Besides, what makes “The King and I” a five-handkerchief masterpiece isn’t its quaint portrait of mores at odds, but its portrayal of the varied forms and content of love, an abiding theme of Rodgers and Hammerstein. This score, given the full velvet touch by a sublime orchestra, contains some of their lushest ballads.

They acquire freshening nuance and anchoring conviction here. That Ms. O’Hara, one of our greatest reinterpreters of musical standards, does so is not surprising. (You’ll feel you’re hearing “Hello, Young Lovers” for the first time.) But also give full marks to the first-rate Ruthie Ann Miles (the original Imelda Marcos in “Here Lies Love”) who, as the King’s chief wife, turns “Something Wonderful” into an exquisite expression of romantic realism that could be the show’s anthem.

The person she’s singing about with such fond ambivalence (“This is a man who thinks with his heart/His heart is not always wise”) is the King himself, embodied here by Mr.

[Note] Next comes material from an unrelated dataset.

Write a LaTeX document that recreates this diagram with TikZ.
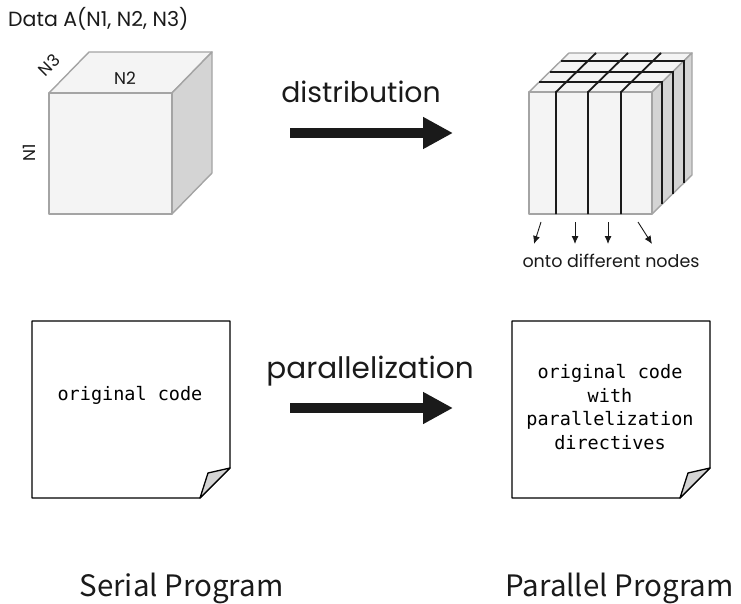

Watanabe with the convincing exasperation of a majesty under siege. His diction is not always coherent, which makes him more of an underdog than usual in his standoffs with Anna. And his big solos, while attacked with ardor, should become even stronger as his pronunciation improves.

But he sure comes across when it really counts. “Shall We Dance?,” the number in which Anna teaches the King to trip the light, begins as a whimsical comic exercise. Then at a certain point, Mr. Watanabe’s eyes narrow, his voice deepens and he firmly clasps his co-star’s waist. Sex has entered the building.

Anna is only slightly startled by the arrival of genuine eroticism. As played by Ms. O’Hara, she’s a smart, scrappy, willful pragmatist who also happens to know that love is often as strange as it is undeniable. That knowledge infuses every note Ms. O’Hara sings, and it is something wonderful indeed.